Ne vous est il jamais venu à l'idée de retourner sur certains lieux de votre enfance, de votre adolescence ?
Quand je me rends chez mes parents, il m'arrive souvent de penser à mettre le clignotant à la sortie du petit village de Bonnac pour emprunter un chemin cabossé qui m’amènera sur les vestiges d'une époque révolue, un endroit où nous avions construit avec 3 ou 4 amis d'enfance, une cabane, symbole des premières libertés, des premières cigarettes et kronenbourg.
Je ne sais pas aujourd'hui ce que j'y trouverai, peut-être une vieille planche branlante, accrochée à un clou rouillé, peut-être quelques traces de nos passages passés, sur une pierre, sur un tronc d'arbre. Je ne sais pas, de toutes façons je n'ai rien laissé là-bas si ce n'est quelques souvenirs et un bras un peu moins droit que l'autre.
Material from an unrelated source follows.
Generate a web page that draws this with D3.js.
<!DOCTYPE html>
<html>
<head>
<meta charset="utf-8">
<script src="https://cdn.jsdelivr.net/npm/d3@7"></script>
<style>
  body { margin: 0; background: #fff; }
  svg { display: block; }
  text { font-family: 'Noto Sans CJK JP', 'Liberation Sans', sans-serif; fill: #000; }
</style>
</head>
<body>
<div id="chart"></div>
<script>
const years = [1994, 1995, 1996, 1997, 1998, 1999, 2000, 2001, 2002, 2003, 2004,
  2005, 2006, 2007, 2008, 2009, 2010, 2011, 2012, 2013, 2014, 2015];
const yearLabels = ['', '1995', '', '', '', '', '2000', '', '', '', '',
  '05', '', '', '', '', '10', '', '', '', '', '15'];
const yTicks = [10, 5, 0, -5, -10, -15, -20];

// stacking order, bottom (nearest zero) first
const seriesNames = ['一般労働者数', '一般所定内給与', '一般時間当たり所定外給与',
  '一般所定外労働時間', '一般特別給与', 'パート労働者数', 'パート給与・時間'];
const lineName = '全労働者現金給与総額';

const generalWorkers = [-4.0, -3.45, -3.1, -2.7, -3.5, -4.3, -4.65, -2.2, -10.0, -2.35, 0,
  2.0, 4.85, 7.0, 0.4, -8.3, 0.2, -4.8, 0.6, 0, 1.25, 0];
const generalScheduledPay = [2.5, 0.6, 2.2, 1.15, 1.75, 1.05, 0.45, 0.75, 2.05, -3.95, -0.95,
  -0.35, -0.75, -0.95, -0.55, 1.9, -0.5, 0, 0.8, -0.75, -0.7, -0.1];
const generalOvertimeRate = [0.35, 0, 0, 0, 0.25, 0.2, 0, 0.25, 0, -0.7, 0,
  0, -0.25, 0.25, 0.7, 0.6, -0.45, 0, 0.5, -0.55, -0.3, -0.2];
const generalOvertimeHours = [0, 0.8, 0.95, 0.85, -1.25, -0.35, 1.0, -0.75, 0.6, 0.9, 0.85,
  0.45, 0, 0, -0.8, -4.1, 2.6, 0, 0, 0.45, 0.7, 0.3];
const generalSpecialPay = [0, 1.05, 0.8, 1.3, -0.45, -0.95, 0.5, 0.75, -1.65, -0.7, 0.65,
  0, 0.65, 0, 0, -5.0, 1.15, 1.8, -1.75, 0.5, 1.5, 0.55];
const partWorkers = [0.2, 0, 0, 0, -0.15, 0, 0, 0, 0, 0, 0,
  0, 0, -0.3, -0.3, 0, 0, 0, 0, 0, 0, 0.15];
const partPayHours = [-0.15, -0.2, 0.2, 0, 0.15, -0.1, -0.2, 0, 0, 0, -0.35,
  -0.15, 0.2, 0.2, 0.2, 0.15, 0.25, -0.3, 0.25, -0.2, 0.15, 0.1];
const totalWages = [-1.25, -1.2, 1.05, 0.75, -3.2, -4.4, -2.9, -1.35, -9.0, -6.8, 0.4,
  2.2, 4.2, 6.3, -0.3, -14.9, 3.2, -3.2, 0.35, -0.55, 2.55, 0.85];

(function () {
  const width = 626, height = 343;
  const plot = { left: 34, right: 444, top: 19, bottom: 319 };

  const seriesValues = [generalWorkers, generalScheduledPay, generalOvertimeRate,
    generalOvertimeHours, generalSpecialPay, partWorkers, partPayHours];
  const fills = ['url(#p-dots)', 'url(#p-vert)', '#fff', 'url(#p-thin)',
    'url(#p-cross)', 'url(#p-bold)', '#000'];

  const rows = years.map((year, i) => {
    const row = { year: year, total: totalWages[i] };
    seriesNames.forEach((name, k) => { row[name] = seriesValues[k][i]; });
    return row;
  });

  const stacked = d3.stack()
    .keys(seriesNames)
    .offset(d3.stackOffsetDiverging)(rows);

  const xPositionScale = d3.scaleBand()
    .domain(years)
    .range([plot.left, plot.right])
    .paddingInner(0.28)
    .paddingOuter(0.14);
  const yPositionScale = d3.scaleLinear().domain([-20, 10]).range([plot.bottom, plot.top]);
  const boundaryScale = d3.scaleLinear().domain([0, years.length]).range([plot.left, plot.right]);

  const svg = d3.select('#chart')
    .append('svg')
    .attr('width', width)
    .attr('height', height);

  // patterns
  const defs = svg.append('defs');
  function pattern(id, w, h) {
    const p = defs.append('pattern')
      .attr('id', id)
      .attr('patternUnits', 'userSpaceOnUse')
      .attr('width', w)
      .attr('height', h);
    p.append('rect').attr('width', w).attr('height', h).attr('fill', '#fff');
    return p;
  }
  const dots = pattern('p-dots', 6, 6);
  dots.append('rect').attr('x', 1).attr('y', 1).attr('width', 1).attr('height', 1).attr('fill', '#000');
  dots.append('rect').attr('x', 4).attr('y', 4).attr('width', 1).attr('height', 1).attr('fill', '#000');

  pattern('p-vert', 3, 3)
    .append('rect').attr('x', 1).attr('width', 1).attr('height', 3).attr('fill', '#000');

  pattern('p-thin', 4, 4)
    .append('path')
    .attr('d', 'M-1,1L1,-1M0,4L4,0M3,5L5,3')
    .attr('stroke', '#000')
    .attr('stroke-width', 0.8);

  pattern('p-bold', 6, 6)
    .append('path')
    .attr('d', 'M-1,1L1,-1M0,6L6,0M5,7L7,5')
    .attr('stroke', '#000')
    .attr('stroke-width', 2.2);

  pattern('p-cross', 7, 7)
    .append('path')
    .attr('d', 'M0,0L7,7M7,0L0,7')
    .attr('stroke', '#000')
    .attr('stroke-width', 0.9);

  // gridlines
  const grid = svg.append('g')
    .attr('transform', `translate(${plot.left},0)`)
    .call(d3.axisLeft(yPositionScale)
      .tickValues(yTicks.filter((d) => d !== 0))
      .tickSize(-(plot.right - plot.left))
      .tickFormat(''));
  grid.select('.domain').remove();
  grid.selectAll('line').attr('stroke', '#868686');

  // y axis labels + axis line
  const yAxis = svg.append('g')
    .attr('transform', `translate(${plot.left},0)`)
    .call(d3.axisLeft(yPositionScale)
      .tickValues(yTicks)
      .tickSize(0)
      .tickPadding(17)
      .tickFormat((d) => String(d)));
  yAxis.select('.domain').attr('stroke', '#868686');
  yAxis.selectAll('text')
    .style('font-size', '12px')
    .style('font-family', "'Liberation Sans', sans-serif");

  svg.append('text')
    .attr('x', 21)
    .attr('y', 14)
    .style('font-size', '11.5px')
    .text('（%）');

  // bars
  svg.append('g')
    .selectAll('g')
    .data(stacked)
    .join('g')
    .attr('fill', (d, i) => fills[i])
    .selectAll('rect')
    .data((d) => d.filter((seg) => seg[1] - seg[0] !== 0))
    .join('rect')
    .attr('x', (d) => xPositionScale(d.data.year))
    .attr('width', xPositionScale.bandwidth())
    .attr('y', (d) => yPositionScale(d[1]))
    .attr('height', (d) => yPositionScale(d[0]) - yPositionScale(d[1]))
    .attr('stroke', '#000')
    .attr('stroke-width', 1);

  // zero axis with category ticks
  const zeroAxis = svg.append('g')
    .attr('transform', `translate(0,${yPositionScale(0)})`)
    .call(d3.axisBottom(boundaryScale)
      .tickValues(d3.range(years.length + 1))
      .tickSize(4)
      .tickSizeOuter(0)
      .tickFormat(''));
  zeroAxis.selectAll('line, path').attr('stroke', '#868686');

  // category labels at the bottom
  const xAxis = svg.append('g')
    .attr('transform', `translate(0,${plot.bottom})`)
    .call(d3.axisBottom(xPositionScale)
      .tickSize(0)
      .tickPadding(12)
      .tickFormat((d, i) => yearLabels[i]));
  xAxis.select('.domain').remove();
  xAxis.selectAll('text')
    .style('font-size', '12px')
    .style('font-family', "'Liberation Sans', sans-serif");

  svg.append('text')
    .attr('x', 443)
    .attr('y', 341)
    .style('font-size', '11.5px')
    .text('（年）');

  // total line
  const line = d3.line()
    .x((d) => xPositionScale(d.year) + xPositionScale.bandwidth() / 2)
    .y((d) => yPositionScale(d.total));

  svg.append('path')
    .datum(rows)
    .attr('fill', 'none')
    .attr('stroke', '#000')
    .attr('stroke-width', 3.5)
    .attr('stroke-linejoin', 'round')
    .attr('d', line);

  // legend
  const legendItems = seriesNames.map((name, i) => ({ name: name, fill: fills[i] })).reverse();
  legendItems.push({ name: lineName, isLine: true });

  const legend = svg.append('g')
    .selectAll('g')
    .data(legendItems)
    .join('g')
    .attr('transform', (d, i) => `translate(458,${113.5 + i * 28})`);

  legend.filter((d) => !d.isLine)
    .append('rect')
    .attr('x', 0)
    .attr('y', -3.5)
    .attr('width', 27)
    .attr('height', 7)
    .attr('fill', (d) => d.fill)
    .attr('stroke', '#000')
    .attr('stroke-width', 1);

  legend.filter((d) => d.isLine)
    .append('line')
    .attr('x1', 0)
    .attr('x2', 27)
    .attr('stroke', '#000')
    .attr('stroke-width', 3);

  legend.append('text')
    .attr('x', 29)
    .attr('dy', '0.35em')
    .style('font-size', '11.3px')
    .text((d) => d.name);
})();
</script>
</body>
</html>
Dans l'histoire qui nous intéresse ici, ce n'est pas tout à fait la même problématique car Nicolas et Olivier ont laissé quelque chose au bout du chemin, au fond de la forêt, près de la cabane, théâtre de leur exploit de jeunesse.
Dix années ont passés, dix années durant lesquelles il a manqué Ben le troisième larron de la bande, lui il a eu moins de chance dans la vie, il s'est fait serré dans un trafic qui a mal tourné, mais ça tombe bien car aujourd'hui il sort de cabane, c'est l'heure de se souvenir mais aussi de régler ses dettes avec Nico et Oliv', l'amitié aura-t-elle survécu aux sacrifices et au temps?
C'est donc sur cette idée que Benjamin Fischer aux manettes du scénario va étayer son thriller psychologique au rythme maîtrisé grâce à un suspens léger mais permanent et grâce à ce jeu de construction qui en usant des nombreux flash-back se révèle assez efficace.
Accompagné au dessin par Stibane dont le trait assez gras et les couleurs vives ne sont pas sans rappeler le travail de Didier Tronchet dans "Vertiges du Quito". Ça restera la seule comparaison avec l'ami Tronchet, car du côté de l'histoire vous l'aurez compris, il faut plutôt se tourner vers un album comme "Ma révérence".
Les amateurs du genre seront donc comblés par cette lecture qui à défaut d'être révolutionnaire parvient à divertir et intéresser jusqu'au bout, on regrettera sans doute de rester un peu en surface sur la dimension prise par certains personnages et ne pas approfondir l'amitié qui a pu les unir puis les désunir, une plus large place donnée aux retrouvailles aurait sans doute pu être opportune pour sortir un peu de l'action et rentrer dans la réflexion.
A l'heure où nous nous remettons tout juste du chaos dans lequel nous avons été plongé, il est presque bon de remettre certains sujets dans le domaine de la fiction et espérer qu'ils y restent un peu, même si ceux évoqués ici, sont devenus la banalité de nos nouvelles réalités.